Should the out of band file transfer code support update actions?

Jul 15, 2014 at 9:15 PM
Edited Jul 15, 2014 at 9:19 PM
I'm unsure whether or not to add something to the system and wanted to ask for opinions.

Right now the OOB code does "whole file" transfers. If you have a node A that creates a file, say /tmp/xyz, then the normal behavior is that some program on A maps the file, scribbles in it until happy, then calls OOBRegister and then OOBReReplicate. The entire file is then replicated, perhaps on B, C, D, E, etc. The job of Isis2, naturally, is to do that as fast as it can using remote DMA (RDMA) transfers, memory-to-memory at line speed. If lacking RDMA, we use the fastest mechanism Isis2 has available -- IPMC multicast, TCP connections, etc.

There is a way to modify a file. A can ReReplicate down to just itself, e.g. it was on {A,B,C,D,E}, then drops to just A. Now A is the sole owner and can modify it as desired. Then A can ReReplicate back to {A,B,...} as desired. But Isis2 will transfer the whole thing again.

So the natural question arises: if xyz is a gigabyte in size, how does A change just a few bytes here and there? Right now there are a few options.

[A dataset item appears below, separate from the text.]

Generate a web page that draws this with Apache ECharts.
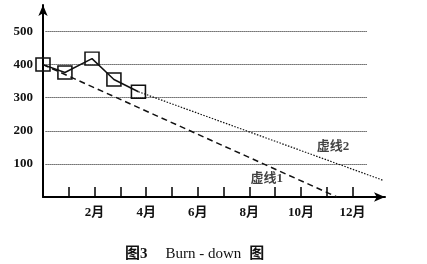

1) Use the scheme described above. But the ReReplicate would take 500ms or more at 20Gb/s. Plus Isis2 incurs some delays while coordinating the replicas (setting the transfer up), so perhaps 50ms extra.
2) Send a normal Isis2 multicast and the recipients can each update their local replicas. This would work fine and if the update is small, probably wouldn't need more than 10ms or so.
3) Or, I could add an overload of ReReplicate to recopy just some portion of the file. I would add an offset and length argument, and by default make the offset 0 and the length be the file length. But if you used some other values, I would use them too.

Argument in favor: Option 3 seems like a natural thing to support

Argument against: Without locking, wouldn't option 3 be dangerous? You get a kind of distributed race condition because that update could get sent when someone is looking at their replica, which after all is a memory-mapped object. Moreover, if locking does require a multicast, why not just send the update and not bother with the locking request, which is done using a multicast? [If the update is small, send it in the multicast itself and if the update is large, do an OOB of the update (in a different file, xyz-updt) and then send a multicast telling the owners to please lock their replica, apply that update, and unlock it.]

In fact what troubles me is exactly this issue of locking. To me OOB is currently sort of separate from locking. Adding a region-update feature seems to force me to integrate OOB with locking, at least to some degree.

I'm leaning against doing this, but I am genuinely curious to hear your views.